Common mistakes and trade-offs
When simplicity conflicts with branding
Trade-off: a heavy brand aesthetic (complex fonts, background textures) can harm readability. Solution: reserve decorative elements for headers and keep body presentation neutral.
Over-optimizing for conversions
Trade-off: too many CTAs, pop-ups, or sidebars disrupt reading and can reduce trust. Balance visibility of conversion elements with uninterrupted reading flow.
FAQ
What are the essential blog design fundamentals to prioritize?
Prioritize a clear information architecture, consistent layout patterns, readable typography, adequate contrast and accessibility, and fast page performance. Use a simple checklist like CLEAR (Contrast, Layout, Emphasis, Accessibility, Readability) to keep priorities aligned.
How do blog layout best practices affect bounce rate?
Layouts that favor a single primary content column, clear headings, and predictable navigation reduce cognitive load and support longer reads, which typically lower bounce rate.
How large should body text be for a readable blog?
A common starting point is 16px on desktop with a line-height between 1.4–1.6. Adjust up or down based on the chosen typeface and target audience, testing across devices.
Which accessibility standards should be followed for blogs?

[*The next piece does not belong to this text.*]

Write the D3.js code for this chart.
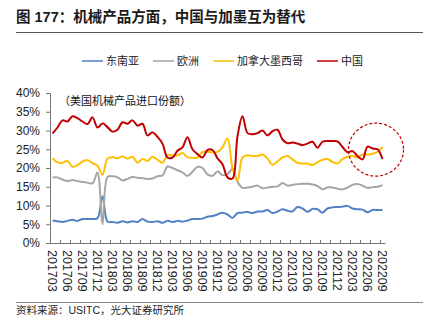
<!DOCTYPE html>
<html>
<head>
<meta charset="utf-8">
<script src="https://cdn.jsdelivr.net/npm/d3@7"></script>
<style>
  body { margin: 0; background: #fff; }
  svg text { font-family: "Liberation Sans", "Noto Sans CJK SC", sans-serif; }
</style>
</head>
<body>
<svg id="chart" width="430" height="333"></svg>
<script>
// monthly categories 201703 .. 202209
var months = [];
for (var yr = 2017; yr <= 2022; yr++) {
    for (var m = 1; m <= 12; m++) {
        if ((yr === 2017 && m < 3) || (yr === 2022 && m > 9)) continue;
        months.push(yr + (m < 10 ? "0" : "") + m);
    }
}

var seriesNames = ["东南亚", "欧洲", "加拿大墨西哥", "中国"];
var seriesColors = ["#4f81c7", "#a5a5a5", "#ffc000", "#c00000"];

// import share, %
var seAsia = [6.0, 5.8, 5.6, 5.9, 6.2, 5.9, 6.4, 6.4, 6.4, 6.6, 12.5, 5.7, 5.6, 5.4, 5.8, 5.5, 5.8,
    5.6, 6.4, 5.7, 5.6, 5.8, 5.4, 5.9, 5.6, 5.9, 5.7, 6.0, 6.4, 6.4, 6.5, 7.0, 7.2, 7.6, 8.1, 7.6,
    6.7, 8.0, 8.1, 8.3, 8.0, 8.4, 8.4, 8.8, 8.0, 8.4, 9.0, 8.6, 8.4, 9.6, 9.2, 8.3, 9.1, 9.0, 8.1,
    9.2, 9.5, 9.6, 9.7, 9.9, 9.2, 9.0, 8.9, 8.2, 8.8, 8.8, 8.8];
var europe = [17.5, 17.5, 16.9, 16.5, 16.8, 16.5, 16.3, 16.1, 15.9, 18.8, 5.0, 17.6, 17.8, 17.5,
    16.7, 17.1, 17.6, 17.4, 17.3, 17.1, 17.2, 17.8, 18.0, 20.4, 20.0, 19.4, 18.8, 17.9, 19.0, 20.3,
    20.0, 18.3, 17.9, 19.1, 18.1, 18.3, 19.8, 16.3, 14.7, 14.8, 15.0, 15.3, 14.6, 14.8, 15.0, 15.1,
    16.0, 15.3, 15.5, 15.7, 15.8, 15.8, 15.6, 15.2, 14.3, 14.8, 14.8, 14.5, 14.3, 14.8, 15.5, 15.7,
    15.3, 14.7, 14.9, 15.0, 15.4];
var canMex = [22.6, 21.5, 21.4, 21.9, 20.3, 20.8, 21.7, 22.1, 21.3, 20.6, 18.2, 22.5, 22.9, 22.6,
    23.1, 22.5, 23.0, 21.4, 22.4, 21.9, 23.0, 22.2, 21.4, 23.5, 23.4, 23.3, 24.0, 22.9, 22.7, 22.8,
    24.3, 24.3, 24.2, 24.3, 25.5, 27.9, 20.0, 16.6, 22.8, 23.4, 23.2, 23.2, 23.6, 22.5, 20.8, 21.8,
    22.8, 23.2, 22.3, 21.4, 21.2, 21.2, 20.8, 21.5, 22.2, 22.4, 21.6, 21.2, 22.4, 23.0, 23.2, 22.8,
    23.6, 23.6, 23.8, 24.3, 25.6];
var china = [29.2, 30.8, 32.7, 32.4, 33.8, 33.3, 32.4, 31.7, 33.5, 30.8, 31.9, 30.9, 29.7, 30.2,
    32.2, 31.8, 32.7, 31.3, 31.8, 28.7, 29.5, 28.3, 26.5, 22.8, 22.8, 24.6, 25.5, 28.2, 25.0, 23.7,
    22.8, 24.8, 24.8, 22.6, 21.0, 17.5, 17.2, 28.5, 33.8, 29.3, 29.0, 29.3, 30.0, 28.7, 29.8, 30.2,
    27.6, 26.6, 26.8, 26.5, 26.1, 26.5, 27.0, 25.4, 27.0, 27.2, 27.2, 27.1, 25.6, 24.2, 24.5, 23.2,
    22.3, 25.7, 25.2, 25.0, 22.4];
var yTicks = [0, 5, 10, 15, 20, 25, 30, 35, 40];

var svg = d3.select("#chart");
var plotLeft = 50, plotRight = 385, plotTop = 93, plotBottom = 243;

var x = d3.scaleLinear().domain([-0.5, months.length - 0.5]).range([plotLeft, plotRight]);
var y = d3.scaleLinear().domain([0, 40]).range([plotBottom, plotTop]);

// title and rules
svg.append("text")
    .attr("x", 16).attr("y", 22)
    .style("font-size", "14.5px").style("font-weight", "bold").style("fill", "#1a1a1a")
    .text("图 177：机械产品方面，中国与加墨互为替代");
svg.append("line")
    .attr("x1", 16).attr("x2", 423).attr("y1", 32.5).attr("y2", 32.5)
    .style("stroke", "#555").style("stroke-width", 1.2);
svg.append("line")
    .attr("x1", 16).attr("x2", 423).attr("y1", 302.5).attr("y2", 302.5)
    .style("stroke", "#888").style("stroke-width", 1);
svg.append("text")
    .attr("x", 16).attr("y", 314)
    .style("font-size", "10.5px").style("fill", "#222")
    .text("资料来源：USITC，光大证券研究所");

// legend
var legendX = [82, 153, 213, 317];
var legend = svg.selectAll(".legend").data(seriesNames).enter().append("g")
    .attr("transform", function(d, i) { return "translate(" + legendX[i] + ",61)"; });
legend.append("line")
    .attr("x1", 0).attr("x2", 21)
    .style("stroke", function(d, i) { return seriesColors[i]; })
    .style("stroke-width", 1.5);
legend.append("text")
    .attr("x", 24).attr("dy", "0.35em")
    .style("font-size", "11px").style("fill", "#222")
    .text(function(d) { return d; });

// y axis
var yAxis = svg.append("g")
    .attr("transform", "translate(" + plotLeft + ",0)")
    .call(d3.axisLeft(y).tickValues(yTicks).tickSize(4).tickPadding(6)
        .tickFormat(function(d) { return d + "%"; }));
yAxis.select(".domain").style("stroke", "#777");
yAxis.selectAll(".tick line").style("stroke", "#777");
yAxis.selectAll("text").style("font-size", "12px").style("fill", "#222")
    .style("font-family", "Liberation Sans, sans-serif");

// x axis: marks every two months, labels every quarter
var tickBounds = d3.range(1.5, months.length, 2);
var xAxis = svg.append("g")
    .attr("transform", "translate(0," + plotBottom + ")")
    .call(d3.axisBottom(x).tickValues(tickBounds).tickSize(-3).tickFormat("").tickSizeOuter(0));
xAxis.select(".domain").style("stroke", "#777");
xAxis.selectAll(".tick line").style("stroke", "#777");

var labelIdx = d3.range(0, months.length, 3);
svg.selectAll(".xlab").data(labelIdx).enter().append("text")
    .attr("transform", function(i) { return "translate(" + x(i) + "," + (plotBottom + 7) + ") rotate(90)"; })
    .attr("dy", "0.35em")
    .style("font-size", "12.5px").style("fill", "#222")
    .style("font-family", "Liberation Sans, sans-serif")
    .text(function(i) { return months[i]; });

// annotation
svg.append("text")
    .attr("x", 59).attr("y", 105)
    .style("font-size", "11px").style("fill", "#111")
    .text("（美国机械产品进口份额）");

// series lines
var allSeries = [seAsia, europe, canMex, china];
var line = d3.line()
    .x(function(d, i) { return x(i); })
    .y(function(d) { return y(d); })
    .curve(d3.curveCatmullRom.alpha(0.5));

svg.selectAll(".series").data(allSeries).enter().append("path")
    .attr("d", line)
    .style("fill", "none")
    .style("stroke", function(d, i) { return seriesColors[i]; })
    .style("stroke-width", 2)
    .style("stroke-linejoin", "round");

// dashed ring around the latest months
svg.append("ellipse")
    .attr("cx", x(64.7)).attr("cy", y(24.9))
    .attr("rx", 27.5).attr("ry", 26.5)
    .style("fill", "none")
    .style("stroke", "#c00000")
    .style("stroke-width", 1.2)
    .style("stroke-dasharray", "3,2");
</script>
</body>
</html>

Follow WCAG guidelines for contrast, semantic markup, keyboard accessibility, and alternative text. Regular testing with tools and manual checks ensures baseline conformance.
How can layout and whitespace improve engagement?
Whitespace creates breathing room, improves scan patterns, and highlights key elements. Proper spacing between headings, paragraphs, and images increases comprehension and perceived quality.